The way the free agent market has been developing in the past several days, I'm almost afraid to post. What's the use in ridiculing the contracts Scott Eyre and Bobby Howry received when only a few days later Billy Wagner and B.J. Ryan got Monopoly money? It's insane. You can question the Rockies' commitment to spending the money required to build a winner, but this offseason, they look real smart by default for not playing the games the Mets, Yankees, Red Sox, and Blue Jays (???) are engaged in.
As for Dan O'Dowd's operations down in the bottom-feeder market, Felix Rodriguez and Jose Mesa are slightly more appealing options than the previously discussed Elmer Dessens and Shawn Estes, at the right price anyway. The Rockies are going to get some new catchers to look at, but whether they will be any better than the current crop is subject to some debate. I will duly note that the names floating at the moment are Josh Bard and Yorvit Torrealba; I don't have anything further to say on the subject. The Post also throws out the name of Phillies outfielder Jason Michaels, which is sort of funny because I traded for him in my Rockies MLB 2K5 season. He's another fourth outfielder/tweener kind of guy, which Colorado seriously has coming out of their ears at this point, but I guess he's cheaper and not much of a downgrade from Larry Bigbie, who seems as good as gone at this point. Frankly I think that Clint Hurdle would be best off sticking with Brad Hawpe and Matt Holliday at the corners, giving Cory Sullivan the centerfield job to lose, and maybe throwing Ryan Shealy into the mix as an outfielder in smaller road parks, a backup first baseman, and a DH in interleague games. The Rockies wasted a lot of playing time and money on Dustan Mohr last year, and it's really not necessary to go down that road again with a similar "established" veteran outfielder type.
I'm going to get back to doing my 40-man roster review soon. I'm glad Paul Konerko stayed with the White Sox. The Orioles are rapidly becoming the new joke team of the AL East with Tampa Bay's new dawn and the Blue Jays' sudden spendthriftiness. The Cubs are going to spend a lot of money and not get a whole lot better, I believe. Oakland's signing of Esteban Loaiza is a bit of a head-scratcher, but if they can get an absurd haul for Barry Zito like they got for Mark Mulder last year, they will win the AL West. Remember, Danny Haren was as good or better than Mulder last year, and the A's got useful reliever Kiko Calero and hotshot prospect Daric Barton in the trade as well. The Tim Hudson deal with Atlanta was nowhere near as good (Charles Thomas, Dan Meyer, Juan Cruz), but as Gwen Knapp notes, Billy Beane had far less leverage in that instance than he seemingly does with Zito.

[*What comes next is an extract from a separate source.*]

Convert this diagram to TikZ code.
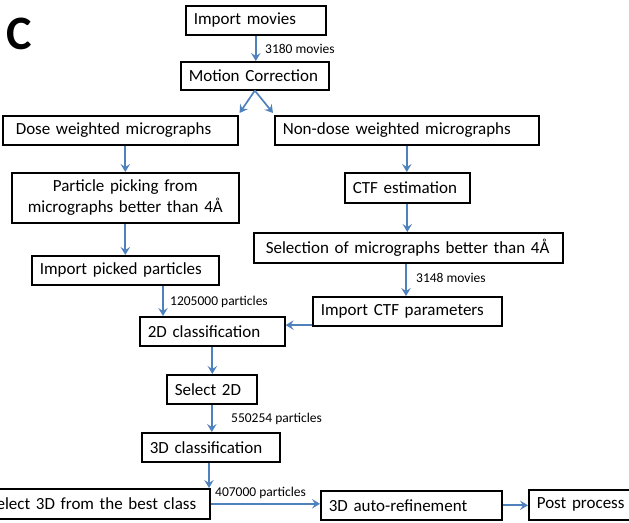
\documentclass[tikz,border=0pt]{standalone}
\usepackage{fontspec}
\setmainfont{Carlito}
\usetikzlibrary{arrows.meta,calc}
\definecolor{arrblue}{RGB}{79,129,189}
\tikzset{
  box/.style={draw=black, line width=1.6pt, anchor=north west, inner xsep=8pt, inner ysep=0pt,
    align=left, font=\fontsize{17}{21}\selectfont},
  arr/.style={draw=arrblue, line width=1.7pt, -{Stealth[length=8pt,width=9.5pt,inset=3pt]}},
  lbl/.style={anchor=west, inner sep=0pt, font=\fontsize{13.5}{16}\selectfont},
}
\newcommand{\bx}[6]{% name, x1, y1, x2, y2, text
  \pgfmathsetmacro{\bw}{#4-#2}\pgfmathsetmacro{\bh}{#5-#3}\pgfmathsetmacro{\tw}{#4-#2-16}
  \node[box, minimum width=\bw pt, minimum height=\bh pt, text width=\tw pt] (#1) at (#2,#3) {#6};}
\begin{document}
\begin{tikzpicture}[x=1pt,y=-1pt]
\useasboundingbox (0,0) rectangle (629,522);
\node[anchor=base west, inner sep=0pt, font=\fontsize{48}{48}\bfseries\selectfont] (C) at (6,49) {C};
\bx{imp}{185}{5}{325}{34}{Import movies}
\bx{mc}{180}{61}{328}{89}{Motion Correction}
\node[box, inner xsep=13pt, minimum width=235pt, minimum height=29pt, text width=209pt] (dose) at (2,115) {Dose weighted micrographs};
\bx{nondose}{274}{115}{538}{144}{Non-dose weighted micrographs}
\node[box, minimum width=227pt, minimum height=50pt, text width=211pt, align=center] (pp) at (11,172) {Particle picking from\\micrographs better than 4Å};
\bx{ctf}{344}{172}{469}{202}{CTF estimation}
\node[box, inner xsep=12pt, minimum width=309pt, minimum height=30pt, text width=285pt] (sel) at (253,232) {Selection of micrographs better than 4Å};
\bx{ipp}{31}{255}{218}{284}{Import picked particles}
\bx{ictf}{312}{296}{501}{325}{Import CTF parameters}
\bx{ctwo}{139}{316}{284}{345}{2D classification}
\bx{stwo}{166}{374}{256}{403}{Select 2D}
\bx{cthree}{141}{432}{279}{461}{3D classification}
\node[box, anchor=north east, inner xsep=14pt, minimum width=240pt, minimum height=30pt, text width=212pt, align=right] (sthree) at (211,488) {Select 3D from the best class};
\bx{ref}{320}{490}{501}{519}{3D auto-refinement}
\bx{post}{528}{489}{640}{519}{Post process}
% arrows
\draw[arr] (imp.south) -- (imp.south |- mc.north);
\node[lbl] (l1) at (265,49) {3180 movies};
\draw[arr] (mc.south) -- ($(dose.north east)+(1,-2)$);
\draw[arr] (mc.south) -- ($(nondose.north west)+(-1,-2)$);
\draw[arr] (pp.north |- dose.south) -- (pp.north);
\draw[arr] (pp.south) -- (ipp.north);
\draw[arr] (nondose.south) -- (nondose.south |- ctf.north);
\draw[arr] (ctf.south) -- (ctf.south |- sel.north);
\draw[arr] ($(sel.south west)+(153,0)$) -- ($(ictf.north west)+(94,0)$);
\node[lbl] (l2) at (416,278) {3148 movies};
\draw[arr] ($(ipp.south west)+(132,0)$) -- ($(ctwo.north west)+(24,0)$);
\node[lbl] (l3) at (170,302) {1205000 particles};
\coordinate (ictfout) at ($(ictf.south west)+(0,-1.5)$);
\draw[arr] (ictfout) -- (ictfout -| ctwo.east);
\draw[arr] (ctwo.south) -- (ctwo.south |- stwo.north);
\draw[arr] (stwo.south) -- (stwo.south |- cthree.north);
\node[lbl] (l4) at (231,419) {550254 particles};
\draw[arr] ($(cthree.south west)+(68,0)$) -- ($(sthree.north east)+(-2,0)$);
\draw[arr] (sthree.east) -- (sthree.east -| ref.west);
\node[lbl] (l5) at (215,493) {407000 particles};
\draw[arr] (ref.east) -- (ref.east -| post.west);
\end{tikzpicture}
\end{document}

And there's still the possibility that Oakland could pull off a lower-wattage deal involving Kirk Saarloos and field a rotation of Zito, Joe Blanton, Haren, Loaiza, and Rich Harden. That's pretty good. You know the A's are going to get a bat somewhere, and the Loaiza signing won't make complete sense until we find out who that bat is going to be. (Not Mike Piazza, I hope.)
Who in the NL West has gotten better so far this offseason? Not the Padres (who are making a last-ditch effort to retain Brian Giles), not the Diamondbacks (who have to trade Javier Vasquez), not the Giants (who are beginning to resemble an old-timers' fantasy camp), and not the Dodgers (I don't even know where to start). Can the Rockies bash their way into the postseason by beating up on their weak division siblings at Coors? Is it worth spending a little more money to be a 78-win "division champion?" Man, I love the hot stove season. Particularly since my two first picks for my fantasy basketball league (Andrei Kirilenko and Michael Redd) are injured and my football team had their winning streak snapped last weekend. Curse you, Peyton Manning.